Reporters on cable news channels often replace interviewing with a series of leading questions that bully the respondents into the answers they were seeking in the first place. Actually, many reporters taking positions are not reporters at all, but op-ed columnists or commentators, and should be labeled as such. There is nothing wrong with having opinions and sharing them with whoever will listen, but dressing them up as fair, balanced or even smart journalism is ridiculous and a disservice to the profession.

One of the major problems plaguing straightforward journalism is that it tends to be boring in light of our action-packed, video-game-fueled world, whereas controversy and reports of high-level wrongdoings are exciting. Alternatively, much straightforward reporting on television is so weightless that it almost becomes elevator music. When there’s nothing better to say, the networks tout their news teams as “the best team in … (name the area that’s being covered).” Do these journalists understand the difference between marketing and journalism? I don’t remember a single course in journalism school on how to position your media outlet for greater credibility and the resultant higher ratings and increased advertising.

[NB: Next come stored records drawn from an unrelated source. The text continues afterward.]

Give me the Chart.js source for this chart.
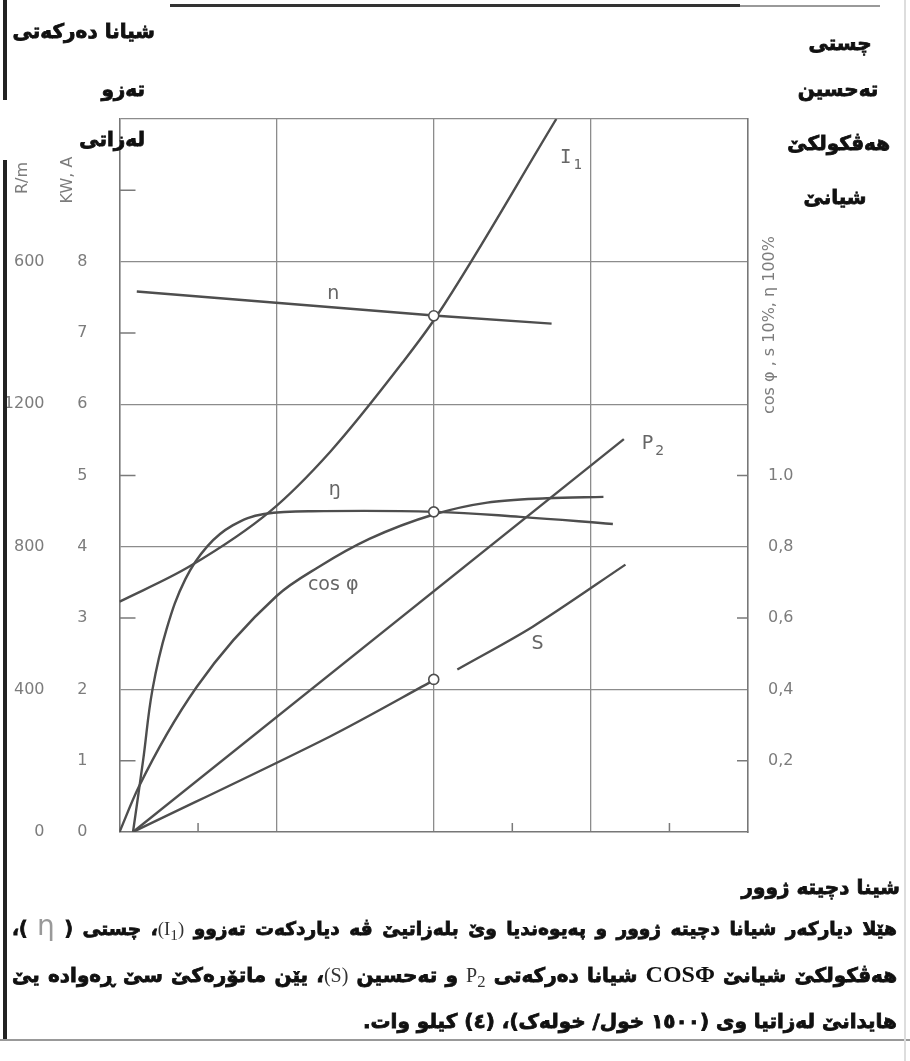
<!DOCTYPE html>
<html>
<head>
<meta charset="utf-8">
<script src="https://cdn.jsdelivr.net/npm/chart.js@4.4.1/dist/chart.umd.min.js"></script>
<style>
  html, body { margin: 0; padding: 0; background: #fff; }
  #page { position: relative; width: 910px; height: 1061px; overflow: hidden; background: #fff; }
  #chartBox { position: absolute; left: 0; top: 0; width: 910px; height: 1061px; }
  .ku { position: absolute; font-family: "DejaVu Sans", sans-serif; font-weight: bold; direction: rtl;
        color: #111; white-space: nowrap; line-height: 28px; -webkit-text-stroke: 0.8px #111; }
  .head { font-size: 20px; }
  .line { font-size: 20px; width: 885px; right: 13px; text-align: justify; text-align-last: justify; }
  .first { font-size: 18.6px; }
  .last { text-align: right; text-align-last: right; }
  .lat { font-family: "Liberation Serif", serif; font-weight: normal; color: #333; -webkit-text-stroke: 0; }
  .phi { font-family: "Liberation Serif", serif; font-weight: bold; font-size: 24px; -webkit-text-stroke: 0; }
  .eta { font-family: "DejaVu Sans", sans-serif; font-weight: normal; font-size: 28px; color: #999; -webkit-text-stroke: 0; }
  .rule { position: absolute; }
</style>
</head>
<body>
<div id="page">
  <div id="chartBox"><canvas id="motorChart" width="910" height="1061"></canvas></div>

  <!-- scan frame -->
  <div class="rule" style="left:3px; top:0; width:4px; height:100px; background:#222;"></div>
  <div class="rule" style="left:3px; top:160px; width:4px; height:880px; background:#222;"></div>
  <div class="rule" style="left:170px; top:4px; width:570px; height:3px; background:#333;"></div>
  <div class="rule" style="left:740px; top:5px; width:140px; height:2px; background:#999;"></div>
  <div class="rule" style="left:0; top:1039px; width:910px; height:2px; background:#999;"></div>
  <div class="rule" style="left:904px; top:0; width:2px; height:1061px; background:#ddd;"></div>

  <div class="ku head" style="right:755px; top:17px;">شیانا دەرکەتی</div>
  <div class="ku head" style="right:765px; top:75px;">تەزو</div>
  <div class="ku head" style="right:765px; top:125px;">لەزاتی</div>

  <div class="ku head" style="left:790px; width:100px; text-align:center; top:29px;">چستی</div>
  <div class="ku head" style="left:788px; width:100px; text-align:center; top:75px;">تەحسین</div>
  <div class="ku head" style="left:790px; width:100px; text-align:center; top:129px;">هەڤکولکێ</div>
  <div class="ku head" style="left:785px; width:100px; text-align:center; top:183px;">شیانێ</div>

  <div class="ku head" style="right:10px; top:873px;">شینا دچیتە ژوور</div>
  <div class="ku line first" style="top:912px;">هێلا دیارکەر شیانا دچیتە ژوور و پەیوەندیا وێ بلەزاتیێ ڤە دیاردکەت تەزوو <span class="lat">(I<sub>1</sub>)</span>، چستی ( <span class="eta">η</span> )،</div>
  <div class="ku line" style="top:960px;">هەڤکولکێ شیانێ <span class="phi">COSΦ</span> شیانا دەرکەتی <span class="lat">P<sub>2</sub></span> و تەحسین <span class="lat">(S)</span>، یێن ماتۆرەکێ سێ ڕەوادە یێ</div>
  <div class="ku line last" style="top:1007px;">هایدانێ لەزاتیا وی (١٥٠٠ خول/ خولەک)، (٤) کیلو وات.</div>
</div>

<script>
// curves (x: load, y: kW / A scale 0..10)
const i1X = [0, 0.45, 0.96, 1.34, 1.80, 2.02, 2.78];
const i1Y = [3.23, 3.73, 4.50, 5.33, 6.58, 7.24, 10.0];

const nX = [0.11, 2.02, 2.75];
const nY = [7.58, 7.24, 7.13];

const etaX = [0.086, 0.15, 0.21, 0.30, 0.42, 0.56, 0.72, 0.92, 1.30, 2.01, 2.55, 3.14];
const etaY = [0, 1.0, 2.0, 2.85, 3.55, 4.01, 4.30, 4.46, 4.50, 4.49, 4.42, 4.32];

const cosX = [0, 0.12, 0.49, 1.00, 1.27, 1.59, 2.01, 2.34, 2.72, 3.08];
const cosY = [0, 0.62, 2.03, 3.31, 3.72, 4.11, 4.46, 4.62, 4.68, 4.70];

const p2X = [0.086, 3.21];
const p2Y = [0, 5.51];

const sX = [0.086, 1.34, 2.01, 2.08, 2.15, 2.63, 3.22];
const sY = [0, 1.34, 2.14, null, 2.28, 2.88, 3.75];

const markX = [2.0, 2.0, 2.0];
const markY = [7.24, 4.49, 2.14];

// tick labels
const kwTicks = ['0', '1', '2', '3', '4', '5', '6', '7', '8'];
const rpmTicks = ['0', '400', '800', '1200', '600'];
const cosTicks = ['0,2', '0,4', '0,6', '0,8', '1.0'];
const leftMinor = [1, 3, 5, 7, 9];
const rightMinor = [1, 3, 5];
const bottomMinor = [0.5, 2.5, 3.5];

const curveLabels = [
    { text: 'I', sub: '1', x: 2.84, y: 9.45, mono: true },
    { text: 'n', x: 1.36, y: 7.55 },
    { text: 'ŋ', x: 1.37, y: 4.80 },
    { text: 'cos φ', x: 1.36, y: 3.46 },
    { text: 'P', sub: '2', x: 3.36, y: 5.44 },
    { text: 'S', x: 2.66, y: 2.63 }
];

const ink = '#4e4e4e';
const gridInk = '#8c8c8c';
const labelInk = '#7c7c7c';

function pts(xs, ys) {
    return xs.map((x, i) => ({ x: x, y: ys[i] }));
}

function curve(label, xs, ys, tension, mono) {
    return {
        label: label,
        data: pts(xs, ys),
        borderColor: ink,
        borderWidth: 2.4,
        pointRadius: 0,
        fill: false,
        tension: tension,
        cubicInterpolationMode: mono ? 'monotone' : 'default'
    };
}

const extras = {
    id: 'extras',
    afterDraw(chart) {
        const ctx = chart.ctx;
        const xs = chart.scales.x, ys = chart.scales.y;
        const a = chart.chartArea;
        ctx.save();

        // short inner ticks
        ctx.strokeStyle = '#7a7a7a';
        ctx.lineWidth = 1.5;
        ctx.beginPath();
        leftMinor.forEach(v => {
            const py = ys.getPixelForValue(v);
            ctx.moveTo(a.left, py); ctx.lineTo(a.left + 16, py);
        });
        rightMinor.forEach(v => {
            const py = ys.getPixelForValue(v);
            ctx.moveTo(a.right - 11, py); ctx.lineTo(a.right, py);
        });
        bottomMinor.forEach(v => {
            const px = xs.getPixelForValue(v);
            ctx.moveTo(px, a.bottom); ctx.lineTo(px, a.bottom - 9);
        });
        ctx.stroke();

        // curve names
        ctx.fillStyle = '#666';
        ctx.textBaseline = 'middle';
        curveLabels.forEach(l => {
            const px = xs.getPixelForValue(l.x), py = ys.getPixelForValue(l.y);
            const fam = l.mono ? '"DejaVu Sans Mono"' : '"DejaVu Sans"';
            ctx.font = '19px ' + fam;
            const w = ctx.measureText(l.text).width;
            ctx.textAlign = 'left';
            ctx.fillText(l.text, px - w / 2, py);
            if (l.sub) {
                ctx.font = '14px ' + fam;
                ctx.fillText(l.sub, px + w / 2 + 2, py + 7);
            }
        });

        // rotated axis titles
        ctx.fillStyle = labelInk;
        ctx.font = '16px "DejaVu Sans"';
        ctx.textAlign = 'center';
        const yR = chart.scales.yR, y2 = chart.scales.y2;
        [['R/m', yR.left + 17, 178], ['KW, A', ys.left + 12, 180], ['cos φ , s 10%, η 100%', y2.left + 22, 325]]
            .forEach(t => {
                ctx.save();
                ctx.translate(t[1], t[2]);
                ctx.rotate(-Math.PI / 2);
                ctx.fillText(t[0], 0, 0);
                ctx.restore();
            });
        ctx.restore();
    }
};

new Chart(document.getElementById('motorChart'), {
    type: 'line',
    data: {
        datasets: [
            {
                label: 'points',
                data: pts(markX, markY),
                showLine: false,
                pointRadius: 5,
                pointBackgroundColor: '#fff',
                pointBorderColor: ink,
                pointBorderWidth: 1.6
            },
            curve('I1', i1X, i1Y, 0.4, true),
            curve('n', nX, nY, 0, false),
            curve('η', etaX, etaY, 0.4, false),
            curve('cos φ', cosX, cosY, 0.4, true),
            curve('P2', p2X, p2Y, 0, false),
            curve('S', sX, sY, 0.3, false)
        ]
    },
    options: {
        responsive: false,
        animation: false,
        events: [],
        layout: { padding: { left: 5.5, right: 102, top: 119, bottom: 229 } },
        plugins: { legend: { display: false }, tooltip: { enabled: false } },
        scales: {
            x: {
                type: 'linear', min: 0, max: 4,
                ticks: { stepSize: 1, display: false },
                grid: {
                    drawTicks: false, lineWidth: 1.3,
                    color: c => (c.tick && c.tick.value > 0 && c.tick.value < 4) ? gridInk : 'rgba(0,0,0,0)'
                },
                border: { color: '#777', width: 1.6 },
                afterFit(s) { s.height = 0; }
            },
            y: {
                position: 'left', weight: 0, min: 0, max: 10,
                ticks: {
                    stepSize: 1, padding: 32, color: labelInk,
                    font: { family: 'DejaVu Sans', size: 16 },
                    callback: v => kwTicks[v] !== undefined ? kwTicks[v] : ''
                },
                grid: {
                    drawTicks: false, lineWidth: 1.3,
                    color: c => (c.tick && [2, 4, 6, 8, 10].includes(c.tick.value)) ? gridInk : 'rgba(0,0,0,0)'
                },
                border: { color: '#777', width: 1.6 },
                afterFit(s) { s.width = 64; }
            },
            yR: {
                position: 'left', weight: 1, min: 0, max: 10,
                ticks: {
                    stepSize: 2, padding: 3, color: labelInk,
                    font: { family: 'DejaVu Sans', size: 16 },
                    callback: v => rpmTicks[v / 2] !== undefined ? rpmTicks[v / 2] : ''
                },
                grid: { display: false },
                border: { display: false },
                afterFit(s) { s.width = 50; }
            },
            y2: {
                position: 'right', min: 0, max: 10,
                afterBuildTicks(s) { s.ticks = cosTicks.map((t, i) => ({ value: i + 1 })); },
                ticks: {
                    padding: 20, color: labelInk,
                    font: { family: 'DejaVu Sans', size: 16 },
                    callback: (v, i) => cosTicks[i]
                },
                grid: { drawOnChartArea: false, drawTicks: false },
                border: { color: '#777', width: 1.6 },
                afterFit(s) { s.width = 60; }
            }
        }
    },
    plugins: [extras]
});
</script>
</body>
</html>
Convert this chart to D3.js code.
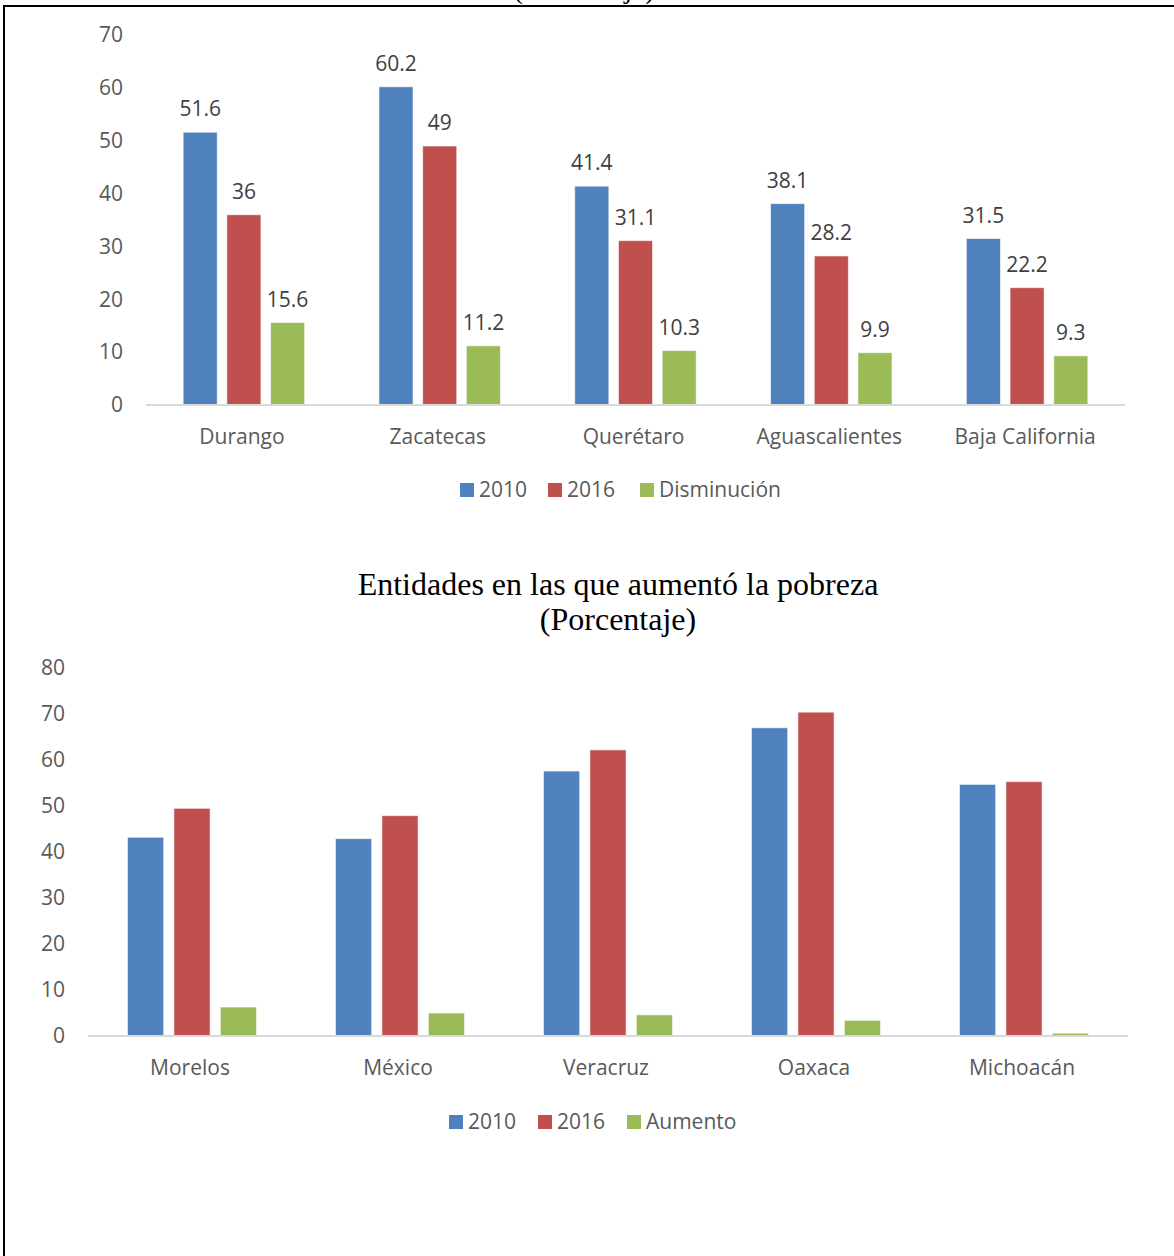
<!DOCTYPE html>
<html><head><meta charset="utf-8">
<script src="https://cdn.jsdelivr.net/npm/d3@7/dist/d3.min.js"></script>
<style>body{margin:0;background:#fff}svg{display:block}</style>
</head><body>
<svg id="c" width="1174" height="1256"></svg>
<script>
// Chart 1: entidades en las que disminuyó la pobreza
const cats1 = ["Durango","Zacatecas","Querétaro","Aguascalientes","Baja California"];
const s1_2010 = [51.6,60.2,41.4,38.1,31.5];
const s1_2016 = [36,49,31.1,28.2,22.2];
const s1_dis  = [15.6,11.2,10.3,9.9,9.3];
const ticks1 = [0,10,20,30,40,50,60,70];
const series1 = ["2010","2016","Disminución"];

// Chart 2: entidades en las que aumentó la pobreza
const cats2 = ["Morelos","México","Veracruz","Oaxaca","Michoacán"];
const s2_2010 = [43.2,42.9,57.6,67.0,54.7];
const s2_2016 = [49.5,47.9,62.2,70.4,55.3];
const s2_aum  = [6.3,5.0,4.6,3.4,0.6];
const ticks2 = [0,10,20,30,40,50,60,70,80];
const series2 = ["2010","2016","Aumento"];

const title2 = ["Entidades en las que aumentó la pobreza","(Porcentaje)"];
const title1cut = "(Porcentaje)";

const colors = ["#4F81BD","#C0504D","#9BBB59"];
const FONT = "'Open Sans', 'Noto Sans', sans-serif";
const SERIF = "'Liberation Serif','Times New Roman',serif";

const svg = d3.select("#c");

// frame
svg.append("path").attr("d","M4,1256 L4,6 L1174,6")
  .attr("fill","none").attr("stroke","#000").attr("stroke-width",2);

// title of the upper chart, cut off by the top edge as in the source
svg.append("text").attr("x",584).attr("y",-2).attr("text-anchor","middle")
  .attr("font-family",SERIF).attr("font-size",29)
  .attr("fill","#000").text(title1cut);

function drawChart(cfg){
  const g = svg.append("g");
  const x = d3.scaleBand().domain(cfg.cats).range([cfg.x0,cfg.x1]).padding(0);
  const inner = d3.scaleBand().domain(cfg.series).range([0,x.bandwidth()])
    .paddingInner(0.22).paddingOuter(0.85);
  const y = d3.scaleLinear().domain([0,cfg.ymax]).range([cfg.yBase,cfg.yTop]);

  // y axis
  const ya = g.append("g").attr("transform",`translate(${cfg.x0},0)`)
    .call(d3.axisLeft(y).tickValues(cfg.ticks).tickSize(0).tickPadding(23).tickFormat(d3.format("d")));
  ya.select(".domain").remove();
  ya.selectAll("text").attr("font-family",FONT).attr("font-size",21).attr("fill","#595959");

  // bars
  const rows = cfg.cats.map((c,i)=>cfg.series.map((s,j)=>({c,s,j,v:cfg.values[j][i]}))).flat();
  g.selectAll("rect.bar").data(rows).enter().append("rect").attr("class","bar")
    .attr("x",d=>x(d.c)+inner(d.s)).attr("width",inner.bandwidth())
    .attr("y",d=>y(d.v)).attr("height",d=>y(0)-y(d.v))
    .attr("fill",d=>colors[d.j]).attr("stroke","#ffffff").attr("stroke-opacity",0.6).attr("stroke-width",1);

  // baseline
  g.append("line").attr("x1",cfg.x0).attr("x2",cfg.x1).attr("y1",y(0)).attr("y2",y(0))
    .attr("stroke","#D9D9D9").attr("stroke-width",2);

  // x axis labels
  const xa = g.append("g").attr("transform",`translate(0,${y(0)})`)
    .call(d3.axisBottom(x).tickSize(0).tickPadding(24));
  xa.select(".domain").remove();
  xa.selectAll("text").attr("font-family",FONT).attr("font-size",21).attr("fill","#595959")
    .attr("dx",-2);

  // data labels
  if(cfg.labels){
    g.selectAll("text.lbl").data(rows).enter().append("text").attr("class","lbl")
      .attr("x",d=>x(d.c)+inner(d.s)+inner.bandwidth()/2).attr("y",d=>y(d.v)-16)
      .attr("text-anchor","middle").attr("font-family",FONT).attr("font-size",21)
      .attr("fill","#404040").text(d=>d.v);
  }

  // legend
  const lg = g.append("g");
  cfg.series.forEach((s,j)=>{
    const lx = cfg.legX[j];
    lg.append("rect").attr("x",lx).attr("y",cfg.legY-14).attr("width",14).attr("height",14).attr("fill",colors[j]);
    lg.append("text").attr("x",lx+19).attr("y",cfg.legY).attr("font-family",FONT).attr("font-size",21)
      .attr("fill","#595959").text(s);
  });

  // title
  if(cfg.title){
    cfg.title.forEach((t,i)=>{
      svg.append("text").attr("x",cfg.titleX).attr("y",cfg.titleY+i*35).attr("text-anchor","middle")
        .attr("font-family",SERIF).attr("font-size",32)
        .attr("fill","#000").text(t);
    });
  }
}

drawChart({cats:cats1,series:series1,values:[s1_2010,s1_2016,s1_dis],ticks:ticks1,ymax:70,
  x0:146,x1:1125,yBase:405,yTop:35,labels:true,legX:[460,548,640],legY:497});

drawChart({cats:cats2,series:series2,values:[s2_2010,s2_2016,s2_aum],ticks:ticks2,ymax:80,
  x0:88,x1:1128,yBase:1036,yTop:668,labels:false,legX:[449,538,627],legY:1129,
  title:title2,titleX:618,titleY:595});
</script>
</body></html>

Newspapers, the bastion of solid, in-depth reporting, are no longer read by the majority of the population, and the Web emphasizes the new and brief over depth and accuracy. So the news most of us see is little different from “Access Hollywood” or “Entertainment Tonight,” and reporters are becoming little different from paparazzi.

This modern reality encourages news outlets to focus on the spectacular rather than the important, and to cover political marketing as if it were the Gettysburg Address. It’s no wonder the politicians unabashedly fabricate their “gotcha” moments when the media invariably leads with them and further energizes them with insistent questioning on the issue.

In the final analysis, it is up to citizens to separate reality from political posturing, but it doesn’t help that the media in its current form seek anything “new” versus anything “news,” and highlights any hint of controversy over the intellectually honest reporting of what truly drives America and the world.